Étienne-Louis Boullée war Sohn eines Architekten und Bauunternehmers, brach eine
Malerlehre ab und wurde dann auf Wunsch des Vaters Architekt. Seine Lehrer Jacques-
Francois Blondel und Jean-Lauernt Legeay machten ihn mit der neusten Entwicklung in Rom bekannt, sie waren beide Führende Theoretiker des französischen Klassizismus. Er lehrte ab 1747 and er École des Ponts et Chaussées und brachte 1753 Marc-Anoine Laugiers Essais sur l’Architecture, dies gilt als Manifest des Klassizismus, heraus. Er errichtet vor allem das Stadtpalais in Paris und gestaltete zahlreiche Inneneinrichtungen. Der Entwurf der Pariser Münze machte ihn zum Mitglied der zweiten Klasse der Académie Royale d’Architectur. 1780 erfolgte dann die Aufnahme in die erste Klasse.

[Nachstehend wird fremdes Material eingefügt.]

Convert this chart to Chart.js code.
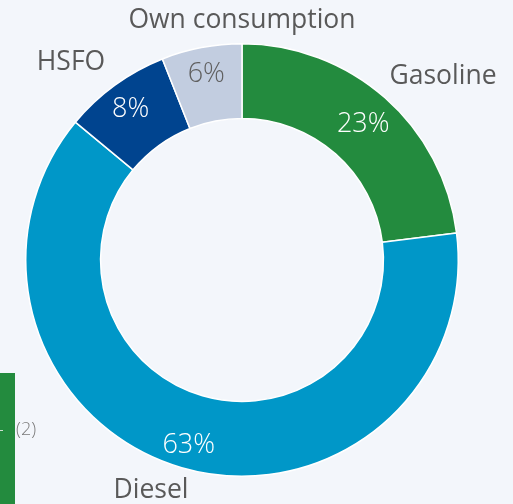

Weitere Werke: Entwurf zu einem Um- oder besser Neubau Versailles, Entwürfe für eine
Kathedrale, ein Stadion, Kenotaphe (darunter das Newton-Kenotaph), mehrere Friedhöfe, ein Museum, einen Lesesaal der Nationalbibliothek, für den Palast eines Herrschers, der Nationalversammlung und der Justiz, für einen Leuchtturm, ein Fort, eine Stadtmauer, ein Stadttor und anderes.

Er gehörte auch zu den Gründungsmitgliedern des Institute de France, das die Nachfolge der königlichen Akademien antrat, er lehrte bis zu seinem Tod am 6. Februar 1799 in Paris.

Die Architektur sollte von nun an nicht mehr der Religion oder den Feudalherrschern dienen, sie sollte vielmehr den Geist positiv beeinflussen und zu Vernunft und moralgeleitetem Handeln bewegen. Dazu musste das Bauen jedoch ethisch-moralische Kriterien erfüllen, Architektur soll zweck- und materialgerecht und damit „wahr“ sein. Folglich musste die Architektur selbst „sprechen“ und die Ideen der Aufklärung zum Ausdruck bringen. Dies setzen zum Teil die Vertreter der französischen „Revolutionsarchitektur“ so deutlich um, dass man sie oft als „expressiv“ bezeichnet.